I can see the injustice that poverty brings, and my books reflect that. They are anti-establishment, anti-posh and anti-royalty.

As Primo Levi, the Jewish Holocaust survivor, said: “It is the duty of righteous men to make war on all undeserved privilege.”

Were you encouraged at school?

No. It was brutal. I was caned at the age of four for playing with a toy when I should have been learning my times tables.

When I left school at 18 with good qualifications, I was sent for work experience down a coal mine. Nobody suggested I should try for university. My parents didn’t know what university was but my teachers should have done. For quite a few years I felt inferior. 

What was your first job?

Somebody came round the classrooms saying there was a job going as a management trainee at North Eastern Electricity Board at £30 a month.

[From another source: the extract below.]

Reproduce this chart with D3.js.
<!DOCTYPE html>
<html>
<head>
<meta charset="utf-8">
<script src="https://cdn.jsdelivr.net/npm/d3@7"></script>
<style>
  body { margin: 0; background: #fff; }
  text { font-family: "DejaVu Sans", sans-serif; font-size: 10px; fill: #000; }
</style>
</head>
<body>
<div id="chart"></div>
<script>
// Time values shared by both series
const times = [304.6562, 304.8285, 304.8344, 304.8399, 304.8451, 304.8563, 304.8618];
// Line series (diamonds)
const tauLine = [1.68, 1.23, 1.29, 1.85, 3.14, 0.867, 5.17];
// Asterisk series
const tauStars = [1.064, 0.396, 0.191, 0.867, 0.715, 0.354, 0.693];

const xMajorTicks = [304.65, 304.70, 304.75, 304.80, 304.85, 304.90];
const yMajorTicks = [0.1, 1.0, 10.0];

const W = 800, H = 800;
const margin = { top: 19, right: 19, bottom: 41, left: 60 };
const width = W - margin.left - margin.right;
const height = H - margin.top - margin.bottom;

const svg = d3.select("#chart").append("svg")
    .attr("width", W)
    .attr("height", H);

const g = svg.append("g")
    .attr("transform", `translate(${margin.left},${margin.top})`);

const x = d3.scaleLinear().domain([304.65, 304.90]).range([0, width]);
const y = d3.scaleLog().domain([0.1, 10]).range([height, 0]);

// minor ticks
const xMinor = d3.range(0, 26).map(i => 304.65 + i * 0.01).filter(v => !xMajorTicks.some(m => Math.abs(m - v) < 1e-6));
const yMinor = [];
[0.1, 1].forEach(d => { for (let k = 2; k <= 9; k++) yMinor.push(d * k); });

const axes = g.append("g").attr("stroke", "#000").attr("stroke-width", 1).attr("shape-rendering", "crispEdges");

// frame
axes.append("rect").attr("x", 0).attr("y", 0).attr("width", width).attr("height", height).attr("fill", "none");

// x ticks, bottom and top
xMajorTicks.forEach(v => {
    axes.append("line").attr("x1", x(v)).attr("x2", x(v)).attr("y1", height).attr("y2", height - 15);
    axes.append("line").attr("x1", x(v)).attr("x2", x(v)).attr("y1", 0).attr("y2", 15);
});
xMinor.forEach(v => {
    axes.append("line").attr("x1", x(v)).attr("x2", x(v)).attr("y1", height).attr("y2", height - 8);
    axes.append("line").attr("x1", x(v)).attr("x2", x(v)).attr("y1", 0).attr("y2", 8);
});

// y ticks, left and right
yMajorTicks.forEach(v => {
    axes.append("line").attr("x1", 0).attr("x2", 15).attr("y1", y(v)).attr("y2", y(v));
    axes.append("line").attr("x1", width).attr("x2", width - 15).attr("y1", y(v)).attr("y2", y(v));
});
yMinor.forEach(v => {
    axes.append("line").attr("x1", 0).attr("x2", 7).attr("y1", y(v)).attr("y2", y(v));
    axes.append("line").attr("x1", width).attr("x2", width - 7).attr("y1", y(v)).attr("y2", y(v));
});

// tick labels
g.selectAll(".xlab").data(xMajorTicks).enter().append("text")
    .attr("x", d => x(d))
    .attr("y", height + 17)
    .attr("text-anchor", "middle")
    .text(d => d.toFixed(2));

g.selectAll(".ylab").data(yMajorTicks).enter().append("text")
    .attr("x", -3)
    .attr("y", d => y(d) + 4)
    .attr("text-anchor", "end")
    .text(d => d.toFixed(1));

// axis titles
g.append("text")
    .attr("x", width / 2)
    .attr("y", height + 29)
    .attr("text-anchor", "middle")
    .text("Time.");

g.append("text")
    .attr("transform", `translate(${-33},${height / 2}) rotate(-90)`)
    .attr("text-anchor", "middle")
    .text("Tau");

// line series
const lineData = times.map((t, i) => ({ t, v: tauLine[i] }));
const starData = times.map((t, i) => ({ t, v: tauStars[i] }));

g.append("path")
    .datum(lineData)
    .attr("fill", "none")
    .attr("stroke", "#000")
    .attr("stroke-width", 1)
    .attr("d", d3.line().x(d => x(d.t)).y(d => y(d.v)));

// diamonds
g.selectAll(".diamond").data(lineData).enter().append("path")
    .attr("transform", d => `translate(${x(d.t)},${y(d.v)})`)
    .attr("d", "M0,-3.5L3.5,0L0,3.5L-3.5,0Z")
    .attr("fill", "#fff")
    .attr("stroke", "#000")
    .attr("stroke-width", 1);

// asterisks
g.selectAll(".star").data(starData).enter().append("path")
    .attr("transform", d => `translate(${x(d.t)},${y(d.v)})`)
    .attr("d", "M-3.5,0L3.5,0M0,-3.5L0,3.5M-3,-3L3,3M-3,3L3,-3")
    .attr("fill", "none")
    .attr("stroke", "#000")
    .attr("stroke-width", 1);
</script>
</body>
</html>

I got it and they sent me round every department studying what each did, so I could manage them later. But I learnt what each department did in a day, so they gave me filing for the rest of the fortnight. I’d stare at the ceiling and think, “Is this all there is?”

What was your toughest time financially?

After a year at the electricity board, I quit to study drama at Sunderland College. I graduated in 1968 and got a job as a drama teacher, earning £48 a month. After four years I was promoted to head of drama at a comprehensive in Sunderland.

But I hated teaching so in 1972 I took a job as a professional actor with the Breconshire Theatre Company, performing at schools and village halls, with a small teaching element on the side. I barely scraped a living so I rented a cheap flat in Brecon with my fellow actors. I had £1 a day to spend on food.

How did you become a writer?

Knowing we had to perform a children’s show in schools that autumn, the company asked me to write a script over the summer holidays. This became The Custard Kid, inspired by the cowboy films I’d watched in the cinema as a boy.

Two years later I picked up a library book called How to Write A Book and Get Published. It made me realise I could turn my play into a children’s novel.